Bringing a community to life
The May Day celebration may be HOBT's most visible connection with the community. The first Sunday in May for the past 32 years, giant puppets have paraded down Lake Street to Powderhorn Park in an event that involves the creative efforts of hundreds and enthralls tens of thousands.
May Day occupies a special place of honor in HOBT's schedule because it presents a unique opportunity to engage the community - and for the community, broadly speaking, to engage itself. HOBT starts planning for the parade in early spring. Public workshops are held to decide on a theme and how best to execute it. Members of the community create their own puppets and participate in the parade.
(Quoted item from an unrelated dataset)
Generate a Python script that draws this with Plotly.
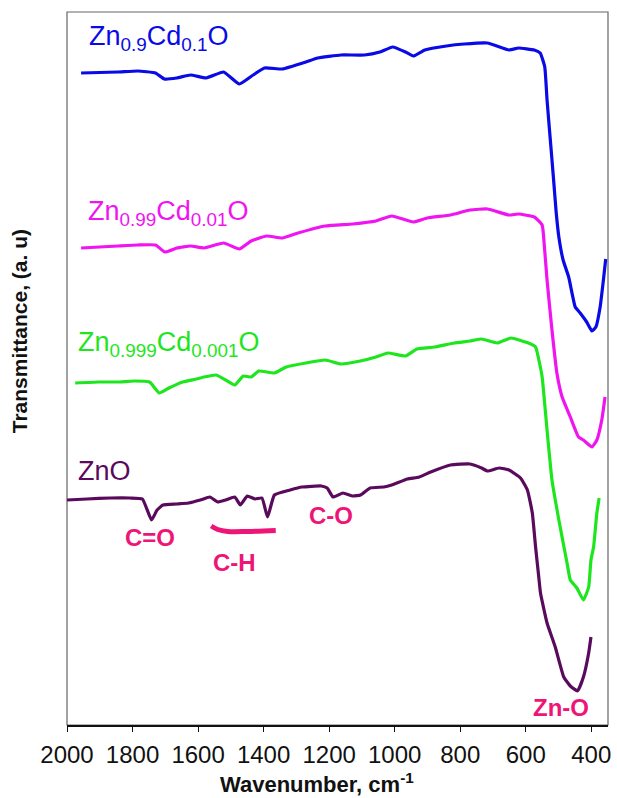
import plotly.graph_objects as go

# ---------------- data ----------------
wn_b = [1957,1844,1784,1730,1703,1665,1623,1575,1522,1474,1432,1397,1343,1271,1235,1164,1092,1045,1006,967,
        943,908,842,788,717,651,622,574,556,542,535,525,515,507,499,486,469,449,434,414,398,386,373,363,356]
t_b = [6.52,6.53,6.54,6.52,6.46,6.47,6.50,6.47,6.53,6.41,6.50,6.57,6.56,6.63,6.67,6.70,6.70,6.73,6.78,6.73,
       6.69,6.75,6.79,6.81,6.82,6.75,6.77,6.75,6.72,6.58,6.25,5.85,5.45,5.12,4.88,4.65,4.48,4.18,4.12,4.03,
       3.94,3.98,4.18,4.45,4.66]

wn_m = [1957,1844,1784,1730,1701,1665,1623,1582,1522,1474,1438,1391,1343,1295,1212,1128,1057,1009,943,901,
        830,770,717,651,622,574,550,543,535,520,505,489,464,439,424,398,383,368,358]
t_m = [4.77,4.79,4.80,4.80,4.73,4.77,4.79,4.77,4.82,4.76,4.84,4.89,4.87,4.92,4.99,5.01,5.04,5.09,5.03,5.07,
       5.10,5.15,5.16,5.10,5.11,5.08,5.00,4.78,4.45,3.95,3.52,3.28,3.08,2.88,2.85,2.78,2.85,3.05,3.28]

wn_g = [1975,1903,1844,1796,1748,1718,1689,1647,1605,1582,1545,1516,1488,1462,1438,1415,1367,1331,1271,1212,
        1164,1105,1057,1021,967,932,878,818,770,735,687,645,592,570,560,550,535,520,499,474,464,444,424,408,
        401,393,383,376]
t_g = [3.42,3.43,3.43,3.44,3.43,3.32,3.37,3.43,3.46,3.48,3.50,3.45,3.40,3.49,3.48,3.54,3.52,3.58,3.62,3.65,
       3.61,3.64,3.68,3.72,3.69,3.76,3.78,3.82,3.84,3.86,3.82,3.87,3.82,3.78,3.65,3.48,2.95,2.45,2.05,1.62,
       1.45,1.37,1.25,1.38,1.65,1.78,2.12,2.27]

wn_p = [2000,1939,1868,1808,1770,1742,1725,1707,1665,1629,1593,1564,1540,1516,1488,1471,1450,1426,1405,1388,
        1367,1319,1283,1224,1206,1188,1158,1128,1104,1075,1033,1009,961,925,890,830,770,735,717,681,651,616,
        595,580,570,560,555,535,510,484,464,442,424,408,401]
t_p = [2.25,2.26,2.27,2.27,2.26,2.05,2.15,2.20,2.21,2.22,2.25,2.28,2.23,2.25,2.28,2.20,2.29,2.26,2.27,2.08,
       2.30,2.35,2.38,2.39,2.37,2.28,2.32,2.29,2.30,2.37,2.38,2.40,2.46,2.48,2.53,2.60,2.61,2.57,2.54,2.57,
       2.55,2.47,2.35,2.12,1.78,1.47,1.32,1.02,0.78,0.48,0.39,0.34,0.48,0.72,0.88]

# C-H band bracket
ch_wn = [1560, 1540, 1510, 1450, 1363]
ch_t = [1.99, 1.955, 1.935, 1.935, 1.945]

x_ticks = [2000, 1800, 1600, 1400, 1200, 1000, 800, 600, 400]

series_names = ["Zn<sub>0.9</sub>Cd<sub>0.1</sub>O", "Zn<sub>0.99</sub>Cd<sub>0.01</sub>O",
                "Zn<sub>0.999</sub>Cd<sub>0.001</sub>O", "ZnO"]
series_colors = ["#0a0ae6", "#f014f0", "#1ee61e", "#5a0a5c"]
label_wn = [1939, 1941, 1972, 1974]
label_t = [6.87, 5.12, 3.81, 2.54]

band_labels = ["C=O", "C-H", "C-O", "Zn-O"]
band_wn = [1747, 1489, 1194, 493]
band_t = [1.88, 1.63, 2.10, 0.18]
pink = "#ee1577"

FONT = "Liberation Sans, Arial, sans-serif"

fig = go.Figure()
for wn, t, c in zip([wn_b, wn_m, wn_g, wn_p], [t_b, t_m, t_g, t_p], series_colors):
    fig.add_trace(go.Scatter(x=wn, y=t, mode="lines", line=dict(color=c, width=3.2, shape="spline", smoothing=0.4),
                             hoverinfo="skip", showlegend=False))
fig.add_trace(go.Scatter(x=ch_wn, y=ch_t, mode="lines", line=dict(color=pink, width=5, shape="spline"),
                         hoverinfo="skip", showlegend=False))

for name, c, xw, yt in zip(series_names, series_colors, label_wn, label_t):
    fig.add_annotation(x=xw, y=yt, text=name, showarrow=False, xanchor="left", yanchor="middle",
                       font=dict(family=FONT, size=27, color=c))
for name, xw, yt in zip(band_labels, band_wn, band_t):
    fig.add_annotation(x=xw, y=yt, text="<b>" + name + "</b>", showarrow=False, xanchor="center", yanchor="middle",
                       font=dict(family=FONT, size=24, color=pink))

fig.add_annotation(xref="paper", yref="paper", x=-0.0864, y=0.5526, text="<b>Transmittance, (a. u)</b>",
                   textangle=-90, showarrow=False, xanchor="center", yanchor="middle",
                   font=dict(family=FONT, size=21, color="#111"))
fig.add_annotation(xref="paper", yref="paper", x=0.4625, y=-0.0820, text="<b>Wavenumber, cm<sup>-1</sup></b>",
                   showarrow=False, xanchor="center", yanchor="middle",
                   font=dict(family=FONT, size=22, color="#111"))

fig.add_shape(type="rect", xref="paper", yref="paper", x0=0, y0=0, x1=1, y1=1,
              line=dict(color="#666", width=1.2), layer="below")

fig.update_layout(
    width=617, height=798,
    margin=dict(l=67, r=6, t=12, b=73),
    paper_bgcolor="white", plot_bgcolor="white",
    showlegend=False,
)
fig.update_xaxes(range=[2000, 349], tickvals=x_ticks, ticktext=[str(v) for v in x_ticks],
                 ticks="outside", ticklen=5, tickwidth=1.2, tickcolor="#111",
                 showline=True, linecolor="#111", linewidth=2, showgrid=False, zeroline=False,
                 ticklabelstandoff=2,
                 tickfont=dict(family=FONT, size=24, color="#111"))
fig.update_yaxes(range=[0, 7.13], showticklabels=False, ticks="", showgrid=False, zeroline=False,
                 showline=False)

fig.write_html("out.html")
The great thing about May Day, according to Spieler, is that people work side by side, make connections, and form bonds that carry over into their everyday lives.
Last year, the theater expanded into the building next door, taking over a third-floor space complete with a sunny workshop, puppet storage area, and a ballroom where the theater now hosts regular community gatherings with music and dancing (this month's event celebrates the return of spring).
Spieler hopes to convert the puppet storage area, which houses literally thousands of puppets made for shows and May Day parades, into a museum of sorts. For now, it's brimming with puppets of all shapes and sizes popping out of overflowing boxes. The faces of the puppets seem to echo the vision of community that is the theater's raison d'etre. And, in a way, it is a vision brought to life if only for an hour or two.
This month at HOBT
Gotama: A Journey to the Buddha
Through March 26: Telling the story of Siddhatta Gotama's journey to become the Buddha, this production explores the path to self-discovery and purpose. Gotama blends elements of traditional Asian and cutting-edge puppetry, physical theater, dynamic scenery, and original live music. Recommended for children 10 and older.
After the Trash Can
March 4: The world is in trouble! It's a can-to-can battle! Two unlikely superheroes, Waste Not and Want Not, work to save the planet from being buried in its own garbage.
Punch & Judy
March 11: This new production offers traditional Punch and Judy slapstick comedy with a twist.
The Neat Street Association
March 18: The Neat Street Association prides itself on all the houses looking the same, but what happens when a pelican drops a bucket of paint on Mr. Plumbean's house?
Sing in the Spring
March 19: Create a community song with composer Laurie Witzkowski in the family workshop, and stretch those legs on the dance floor with a live band.
On the Day You Were Born
March 25: Music, poetry, and puppetry come together in a story about the miraculous workings of the universe. Appropriate for all ages.